Villagers last week could not agree on how many people Kin had killed, with estimates ranging from five to 12.
When asked about Kin, Romam Phort, an elderly woman who could not remember her age, immediately began listing the names of villagers he had murdered.
“Eight villagers died of the brateal … so villagers do not allow him to stay”, she said.
At the other end of the small village, at Kin’s former home, his father-in-law said his own life had been upturned because of the allegations.
“Almost all of the villagers came to my home with pigs and chickens [after Kin was accused of sorcery],” Rocham Vin said.

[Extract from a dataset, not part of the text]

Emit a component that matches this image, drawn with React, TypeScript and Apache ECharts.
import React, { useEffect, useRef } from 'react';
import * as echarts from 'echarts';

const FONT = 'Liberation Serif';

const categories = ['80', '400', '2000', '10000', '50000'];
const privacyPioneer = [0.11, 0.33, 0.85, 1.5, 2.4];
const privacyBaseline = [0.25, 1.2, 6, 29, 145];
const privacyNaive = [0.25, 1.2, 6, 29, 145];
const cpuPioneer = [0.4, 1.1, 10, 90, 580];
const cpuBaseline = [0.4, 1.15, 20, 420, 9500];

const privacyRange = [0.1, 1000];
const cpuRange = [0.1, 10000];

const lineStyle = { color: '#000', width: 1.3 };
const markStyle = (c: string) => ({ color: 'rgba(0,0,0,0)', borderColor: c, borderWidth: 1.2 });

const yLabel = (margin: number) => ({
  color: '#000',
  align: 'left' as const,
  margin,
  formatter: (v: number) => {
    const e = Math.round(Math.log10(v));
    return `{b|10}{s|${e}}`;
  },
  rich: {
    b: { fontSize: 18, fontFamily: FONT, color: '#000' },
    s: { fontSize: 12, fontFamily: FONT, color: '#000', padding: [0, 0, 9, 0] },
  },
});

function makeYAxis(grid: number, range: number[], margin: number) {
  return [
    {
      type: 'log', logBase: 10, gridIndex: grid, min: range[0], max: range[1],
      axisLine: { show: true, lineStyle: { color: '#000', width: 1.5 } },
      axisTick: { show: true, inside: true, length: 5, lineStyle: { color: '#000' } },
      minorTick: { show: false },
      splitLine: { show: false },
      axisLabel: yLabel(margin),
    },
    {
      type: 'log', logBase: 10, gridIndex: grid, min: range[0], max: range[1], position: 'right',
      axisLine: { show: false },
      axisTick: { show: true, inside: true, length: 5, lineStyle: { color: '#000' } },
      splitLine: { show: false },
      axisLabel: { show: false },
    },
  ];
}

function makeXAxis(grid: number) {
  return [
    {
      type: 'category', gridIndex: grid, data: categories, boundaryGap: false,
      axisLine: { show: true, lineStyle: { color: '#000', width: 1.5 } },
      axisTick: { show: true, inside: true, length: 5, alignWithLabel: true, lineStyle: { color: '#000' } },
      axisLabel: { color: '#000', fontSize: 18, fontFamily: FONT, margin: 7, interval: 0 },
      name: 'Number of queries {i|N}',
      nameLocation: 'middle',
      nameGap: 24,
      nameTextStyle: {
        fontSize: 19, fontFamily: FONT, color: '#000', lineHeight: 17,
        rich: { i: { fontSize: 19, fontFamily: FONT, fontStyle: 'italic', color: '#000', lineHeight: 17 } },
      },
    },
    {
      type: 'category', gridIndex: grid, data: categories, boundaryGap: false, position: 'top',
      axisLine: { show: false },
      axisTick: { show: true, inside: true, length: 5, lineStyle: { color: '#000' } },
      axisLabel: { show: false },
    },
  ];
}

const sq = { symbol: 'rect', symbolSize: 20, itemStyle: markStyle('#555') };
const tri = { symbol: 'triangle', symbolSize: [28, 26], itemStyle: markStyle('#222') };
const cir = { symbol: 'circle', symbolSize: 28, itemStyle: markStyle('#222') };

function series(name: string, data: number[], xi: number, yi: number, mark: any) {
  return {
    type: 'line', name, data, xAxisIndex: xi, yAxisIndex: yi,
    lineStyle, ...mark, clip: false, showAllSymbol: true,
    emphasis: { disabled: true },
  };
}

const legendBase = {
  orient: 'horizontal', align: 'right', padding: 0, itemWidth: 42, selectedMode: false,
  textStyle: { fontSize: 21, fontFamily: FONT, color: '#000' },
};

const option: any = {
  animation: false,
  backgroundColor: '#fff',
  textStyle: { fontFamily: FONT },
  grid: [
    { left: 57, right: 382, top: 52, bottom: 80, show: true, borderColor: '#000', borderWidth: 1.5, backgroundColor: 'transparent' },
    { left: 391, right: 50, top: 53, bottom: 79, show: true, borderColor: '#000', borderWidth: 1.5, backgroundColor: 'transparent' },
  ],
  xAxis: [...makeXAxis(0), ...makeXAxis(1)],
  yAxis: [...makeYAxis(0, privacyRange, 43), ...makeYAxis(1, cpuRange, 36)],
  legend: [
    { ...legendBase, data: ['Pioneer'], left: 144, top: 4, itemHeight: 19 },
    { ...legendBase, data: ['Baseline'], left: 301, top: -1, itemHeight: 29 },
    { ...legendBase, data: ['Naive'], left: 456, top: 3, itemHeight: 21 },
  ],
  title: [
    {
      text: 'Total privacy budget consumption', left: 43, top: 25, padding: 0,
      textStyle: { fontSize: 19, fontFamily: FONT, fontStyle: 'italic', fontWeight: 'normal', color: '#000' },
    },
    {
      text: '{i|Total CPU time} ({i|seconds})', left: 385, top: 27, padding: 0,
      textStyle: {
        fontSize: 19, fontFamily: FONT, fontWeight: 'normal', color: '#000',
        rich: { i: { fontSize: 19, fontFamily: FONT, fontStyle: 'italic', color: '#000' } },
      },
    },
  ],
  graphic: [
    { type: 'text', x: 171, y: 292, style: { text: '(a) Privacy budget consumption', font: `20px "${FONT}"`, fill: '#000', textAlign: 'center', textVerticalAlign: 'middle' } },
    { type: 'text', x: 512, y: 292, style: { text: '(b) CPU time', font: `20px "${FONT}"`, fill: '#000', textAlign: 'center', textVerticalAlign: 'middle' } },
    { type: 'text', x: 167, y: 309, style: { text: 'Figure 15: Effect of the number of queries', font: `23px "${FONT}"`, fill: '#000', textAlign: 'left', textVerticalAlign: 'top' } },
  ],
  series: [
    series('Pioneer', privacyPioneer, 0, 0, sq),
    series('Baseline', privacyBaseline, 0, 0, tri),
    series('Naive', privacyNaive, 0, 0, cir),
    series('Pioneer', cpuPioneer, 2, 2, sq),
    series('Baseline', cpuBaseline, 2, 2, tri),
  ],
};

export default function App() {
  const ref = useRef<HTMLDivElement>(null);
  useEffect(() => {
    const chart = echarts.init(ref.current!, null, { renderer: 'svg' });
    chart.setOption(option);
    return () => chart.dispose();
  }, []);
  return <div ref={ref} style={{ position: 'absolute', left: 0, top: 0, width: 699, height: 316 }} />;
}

The 67-year-old said he was keen to have his son-in-law back at home, but couldn’t envisage a way that Kin would be able to live safely in the village.
He added that if villagers had fallen ill it was likely “because they do not pray or offer foods to the village spirit or devil”. As an afterthought he said that a lack of sanitation may also have caused diseases.

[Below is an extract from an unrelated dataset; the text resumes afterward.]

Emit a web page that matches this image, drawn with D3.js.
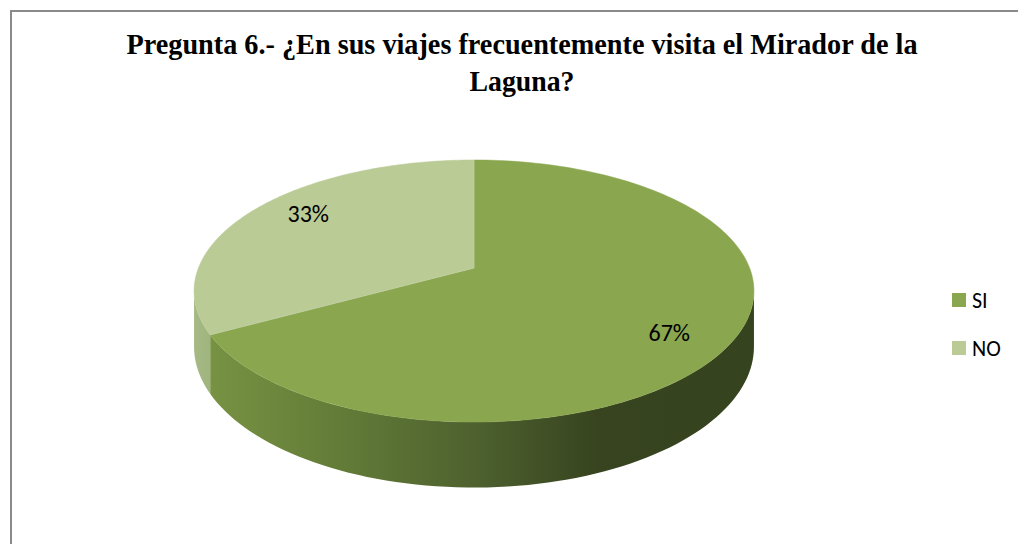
<!DOCTYPE html>
<html>
<head>
<meta charset="utf-8">
<script src="https://cdnjs.cloudflare.com/ajax/libs/d3/7.8.5/d3.min.js"></script>
<style>
  body { margin: 0; background: #fff; }
  svg { display: block; }
</style>
</head>
<body>
<div id="chart"></div>
<script>
// Chart data
var categories = ["SI", "NO"];
var values = [67, 33];
var labels = ["67%", "33%"];
var titleLines = ["Pregunta 6.- \u00bfEn sus  viajes frecuentemente visita el Mirador de la", "Laguna?"];

var topColors = ["#8aa64f", "#bacb96"];
var legendColors = ["#8aa64f", "#bacb96"];

// Size of page and pie
var width = 1018, height = 544;
var pie3d = {cx: 474, cy: 268, rx: 275.6, ry: 127, k: 0.1756, depth: 54};

var svg = d3.select("#chart").append("svg")
  .attr("width", width)
  .attr("height", height);

var defs = svg.append("defs");

/**
 * Projects a point of the pie onto the screen, with a little perspective
 * @param {float} a - angle, clockwise from the top
 * @param {float} r - radius fraction
 * @param {float} z - 0 on the top face, 1 on the bottom face
 */
function project(a, r, z) {
  var wx = Math.sin(a) * r,
      wy = Math.cos(a) * r,
      s = 1 / (1 + pie3d.k * wy);
  return [pie3d.cx + pie3d.rx * wx * s,
          pie3d.cy - pie3d.ry * wy * s + pie3d.depth * z * s];
}

/** Builds a list of points along the rim between two angles */
function rim(a0, a1, z, steps) {
  var pts = [];
  for (var i = 0; i <= steps; i++) {
    pts.push(project(a0 + (a1 - a0) * i / steps, 1, z));
  }
  return pts;
}

var arcs = d3.pie().sort(null).value(function(d) { return d; })(values);

// Part of the rim that faces the viewer
var frontStart = Math.PI / 2 + Math.asin(pie3d.k),
    frontEnd = 3 * Math.PI / 2 - Math.asin(pie3d.k);

// Gradients for the side walls
var sideStops = [
  [{o: 0, c: "#7a9544"}, {o: 0.3, c: "#5f7836"}, {o: 0.5, c: "#4e612f"}, {o: 0.72, c: "#37441f"}, {o: 1, c: "#36431f"}],
  [{o: 0, c: "#a6ba86"}, {o: 0.05, c: "#9cb07b"}, {o: 1, c: "#8da06a"}]
];
sideStops.forEach(function(stops, i) {
  var g = defs.append("linearGradient")
    .attr("id", "side" + i)
    .attr("gradientUnits", "userSpaceOnUse")
    .attr("x1", pie3d.cx - pie3d.rx * 1.02).attr("y1", 0)
    .attr("x2", pie3d.cx + pie3d.rx * 1.02).attr("y2", 0);
  g.selectAll("stop").data(stops).enter().append("stop")
    .attr("offset", function(d) { return d.o; })
    .attr("stop-color", function(d) { return d.c; });
});

var line = d3.line();

// Side walls
arcs.forEach(function(d, i) {
  var a0 = Math.max(d.startAngle, frontStart),
      a1 = Math.min(d.endAngle, frontEnd);
  if (a1 <= a0) return;
  var pts = rim(a0, a1, 0, 80).concat(rim(a1, a0, 1, 80));
  svg.append("path")
    .attr("d", line(pts) + "Z")
    .attr("fill", "url(#side" + i + ")");
});

// Top faces
arcs.forEach(function(d, i) {
  var pts = [project(0, 0, 0)].concat(rim(d.startAngle, d.endAngle, 0, 160));
  svg.append("path")
    .attr("d", line(pts) + "Z")
    .attr("fill", topColors[i])
    .attr("stroke", topColors[i])
    .attr("stroke-width", 0.5);
});

// Thin light edge between slices
arcs.forEach(function(d) {
  var p0 = project(0, 0, 0), p1 = project(d.startAngle, 1, 0);
  svg.append("line")
    .attr("x1", p0[0]).attr("y1", p0[1])
    .attr("x2", p1[0]).attr("y2", p1[1])
    .attr("stroke", "#c9d6ad")
    .attr("stroke-opacity", 0.5)
    .attr("stroke-width", 1);
});

// Data labels
svg.selectAll(".label")
  .data(arcs)
  .enter()
  .append("text")
  .attr("class", "label")
  .attr("x", function(d) { return project((d.startAngle + d.endAngle) / 2 + 0.087, 0.8, 0)[0]; })
  .attr("y", function(d) { return project((d.startAngle + d.endAngle) / 2 + 0.087, 0.8, 0)[1]; })
  .attr("dy", "0.35em")
  .attr("text-anchor", "middle")
  .attr("font-family", "Carlito, Calibri, Lato, sans-serif")
  .attr("font-size", 24)
  .attr("fill", "#000")
  .text(function(d, i) { return labels[i]; });

// Title
svg.selectAll(".title")
  .data(titleLines)
  .enter()
  .append("text")
  .attr("class", "title")
  .attr("x", 522)
  .attr("y", function(d, i) { return 54 + i * 37; })
  .attr("text-anchor", "middle")
  .attr("font-family", "'Liberation Serif', 'Times New Roman', serif")
  .attr("font-weight", "bold")
  .attr("font-size", 29)
  .attr("fill", "#000")
  .attr("textLength", function(d, i) { return i === 0 ? 791 : 105; })
  .attr("lengthAdjust", "spacingAndGlyphs")
  .text(function(d) { return d; });

// Legend
var legend = svg.selectAll(".legend")
  .data(categories)
  .enter()
  .append("g")
  .attr("class", "legend")
  .attr("transform", function(d, i) { return "translate(952," + (293 + i * 48) + ")"; });

legend.append("rect")
  .attr("width", 14)
  .attr("height", 14)
  .attr("fill", function(d, i) { return legendColors[i]; });

legend.append("text")
  .attr("x", 20)
  .attr("y", 15)
  .attr("font-family", "Carlito, Calibri, Lato, sans-serif")
  .attr("font-size", 22)
  .attr("fill", "#000")
  .text(function(d) { return d; });

// Chart border (left and top edges are all that show)
svg.append("path")
  .attr("d", "M11," + height + "V11H" + width)
  .attr("fill", "none")
  .attr("stroke", "#8a8a8a")
  .attr("stroke-width", 2);
</script>
</body>
</html>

Chhay Thy, provincial coordinator for local rights group Adhoc, said Kin was just the latest in a long line of “sorcerers” to be persecuted in the province’s villages, which are largely populated by ethnic minorities.
Alleged sorcerers have been burned, stoned and shot dead, while many more have been chased from their homes.
Thy said magic is a “strong belief” for indigenous communities in the area, and one that is difficult to dispel.
Elsewhere in the province, just last month a couple were attacked by four assailants wielding machetes, who later told police that the assault had been motivated by the belief that the husband and wife were practising witchcraft.
Sok Soau and Leang Sornn, both 57, have also fled their home since the attack, and are currently staying with relatives about 40 kilometres away.
The couple, who have both sustained severe injuries, said they had no idea why they had been targeted.
“The attackers accused me of being a sorcerer, but I am not aware of sorcery … I know only how to plant cucumbers,” Soau said as he picked at his leg where ants were crawling around a large wound, stitched loosely back together.
A decades-old corpse of a wild bird hung on the wall behind him, there, he said, to protect the property. But even that provides little solace to the couple.
The four assailants, who broke into their home while they were sleeping, were arrested immediately after the attack, but were released on bail just days later.
“We dare not to stay at home, or we will be killed because they were all released,” Soau said.
With medical bills mounting, and their injuries and fear preventing them from returning to work, the couple said they are concerned about their future.
Back at Bakeo police station, Kin said his own future hung in the balance.
He was unsure how long police would let him stay there and was relying on donations of food, which would soon dry up, to keep his large family alive.
As he awaited his fate, the “sorcerer” was left pondering where it all went wrong.
“I myself do not believe in sorcery,” he said.